Diocleciano, nacido Diocles e hijo de un liberto dálmata, fue emperador entre el año 284 y el 305. Lo primero que aprendió fue que el mayor peligro para un emperador eran las intrigas palaciegas. Por algo él mismo había llegado a emperador intrigando, primero para ser jefe de los pretorianos y, después, para ser emperador. Así que, si no quería acabar asesinado como sus antecesores, lo mejor que podía hacer era no vivir en palacio o, mejor aún, no vivir en Roma. No lo dudó, poniendo de excusa motivos militares, estableció la capital en Nicomedia, una ciudad de Asia Menor. Montó un gobierno de cuatro, (dos emperadores y dos césares), llamado Tetrarquia. Cuando él dimitió como emperador, tal como se había comprometido a hacerlo, tras veinte años al mando del Imperio, los otros tetrarcas se liaron a mamporros. Le pidieron que volviese a poner orden, a lo que Diocleciano contestó: “Quién esto me pide no sabe lo bien que crecen las coles en mi huerto”. Desde su palacio de Spalato (hoy Split, en Croacia), ciudad de Dalmacia en la que nació, vio como su obra se deshacía por las ambiciones personales de los tetrarcas que él había nombrado. Fue un gran militar y un excelente administrador que montó un sistema muy parecido a un socialismo. Todo estaba controlado por la administración. De hecho, según decía el retórico y escritor Lactancio, “en nuestro Imperio de cada dos ciudadanos, uno es funcionario”. Más o menos como lo hemos montado en nuestra Hispania de las Autonomías.

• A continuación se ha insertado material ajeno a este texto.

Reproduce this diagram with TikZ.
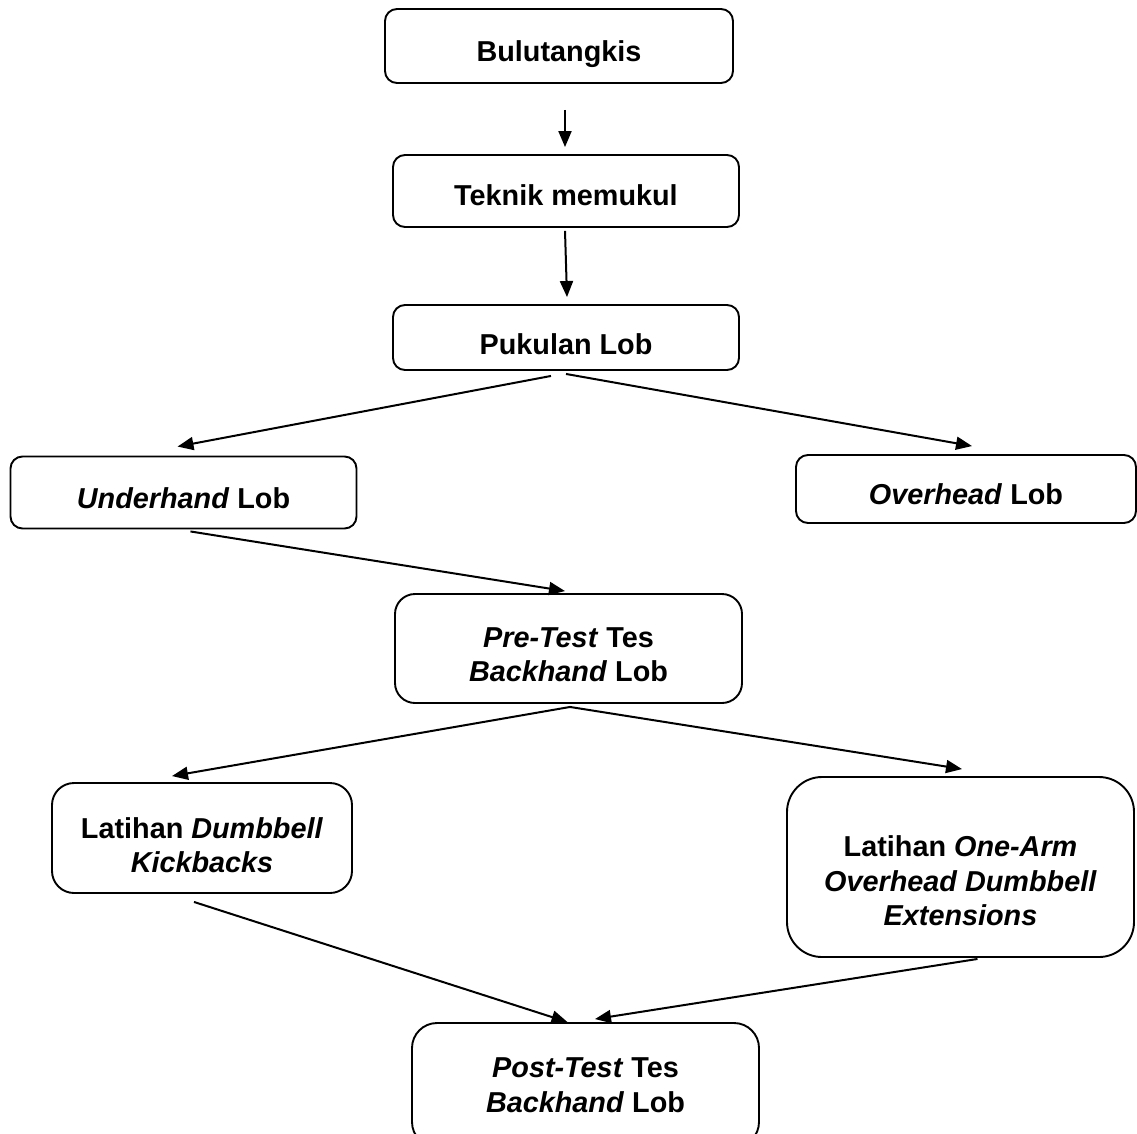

–Ironías de la vida, –nos dijo nada más saludarnos–. Después de perseguir sanguinariamente a estos galileos (cristianos) que querían destruir el orden Imperial y abjurar de nuestros dioses, he de comenzar nuestro próximo paseo en la Basílica di Santa María Degli Angeli e dei Martiri construida dentro de mis baños. Pero es que, al final, como dijo mi sucesor Juliano (El Apostata) refiriéndose a Cristo: ¡Ganaste galileo!